Per the guidance of the California Public Utilities Commission (CPUC), the utilities collaborated and developed a common set of constraints on integration capacity. The distribution system is designed to operate below equipment thermal limits, maintain voltage within acceptable bounds, avoid compromising protection schemes, and function safely. Therefore, each circuit segment was evaluated to determine the maximum amount of DER that can be connected to the existing electric systems without violating these rules. Southern California Edison (SCE) performed this analysis on a set of representative feeders and extrapolated the results to its entire service territory while Pacific Gas and Electric (PG&E) studied each individual circuit.
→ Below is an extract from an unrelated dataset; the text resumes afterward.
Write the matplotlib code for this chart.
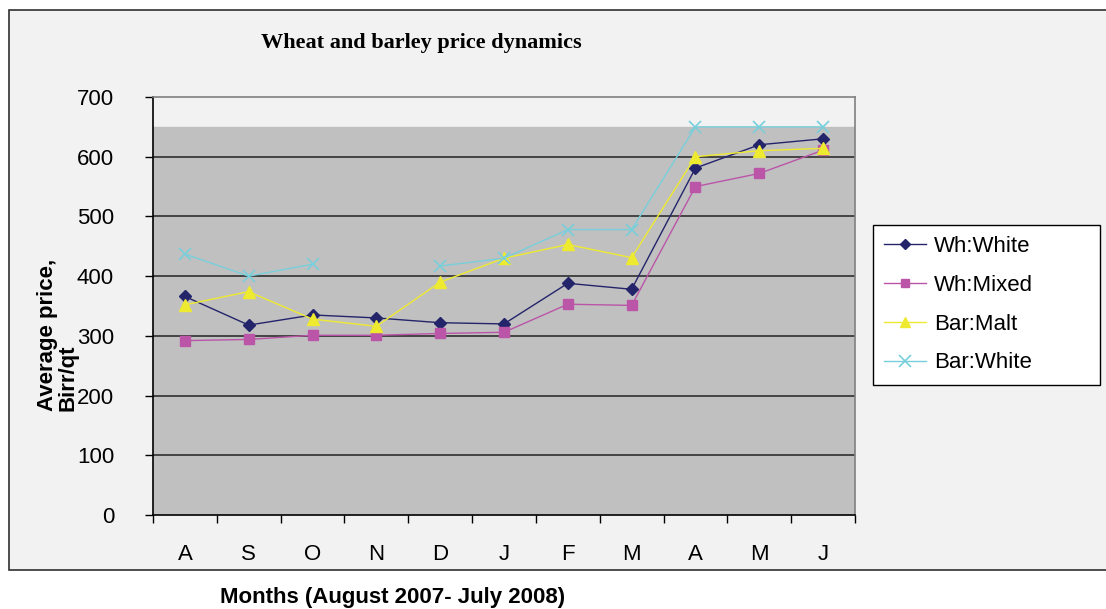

Navigant expects that the next iteration of the DRP filings will require individual circuit analysis. In addition, there are plans to extend the set of evaluated criteria, as well as include an assessment of hosting capacity during expected switching operations and abnormal conditions.

Integration Capacity Criteria

Fig 1 blog
(Source: Pacific Gas and Electric)

DER Profiles

Because each category of DER has its own effect on the grid, the utilities had to perform different calculations for each resource type. Each utility had a different approach for this task. SCE separated resources into load-reducing (PV and storage) and load-increasing (EVs and storage) resources, while PG&E considered the hourly profile of each resource type separately. As the integration metrics are driven by net load, using hourly load impact profiles for each resource type will be necessary to optimally perform the analysis in the future. San Diego Gas & Electric (SDG&E) notes that it will acquire customer demand profiles from its advanced metering infrastructure (AMI) and localized DER impact profiles in order to improve the locational granularity of its next ICA.

DER Profiles 

Fig 2 blog
(Source: Pacific Gas and Electric)

Streamlining Interconnection Processes

One of the requirements of the CPUC guidance on DRP content was consideration of the applicability of the ICA to Electric Rules 15, 16, and 21 governing EV and distributed generation interconnection requirements. Perhaps contrary to CPUC expectations, while the utilities each allowed that the results of the ICA could be used to inform the interconnection process, none allowed it to immediately replace any of the required screens for fast track analysis. An augmented iteration that includes fast-tracked circuits and estimates of locational value would strongly support the integration of distributed resources.

The approach to the ICA displays a consistent theme across the DRP filings. Despite organizing around the same principles, the outcome methodologies are different enough to portend plenty of alignment discussions heading into the 2017 filing period.